Like all models, the DDM has limitations in the degree to which it accurately reflects proper valuation estimates. Much of this lies in the Gordon Growth framework itself.
P = D / (r – g)
When the growth rate, g, increase toward the cost of equity, r, the price of the stock begins to increase exponentially. When the growth rate is very close to the cost of equity, the stock price approaches infinity.
If the growth rate exceeds the cost of equity, then the share price is negative.
Moreover, if a company does not pay dividends, the DDM projects its value as zero, since D (dividends value) is zero. Obviously, in these cases, the DDM is simply a bad fit.
However, the DDM can be especially useful for certain firms.
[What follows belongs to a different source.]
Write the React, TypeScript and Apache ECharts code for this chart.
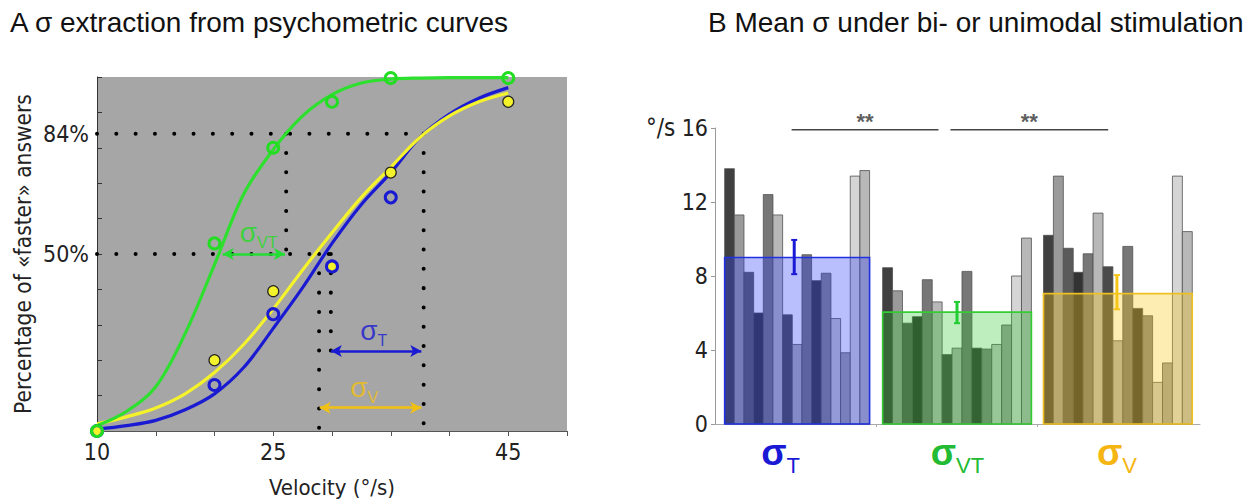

For firms that experience growth at approximately the same nominal rate as the economy, grow stably from year-to-year, and pay dividends up to their approximate capacity, the DDM will provide a reasonably robust estimation.
For firms that do not pay dividends up to their capacity, the DDM will underestimate the company’s share price.
The actual learning process starts by actually finding your way around these models on your own. The guides that are published are ideally reference material and background information.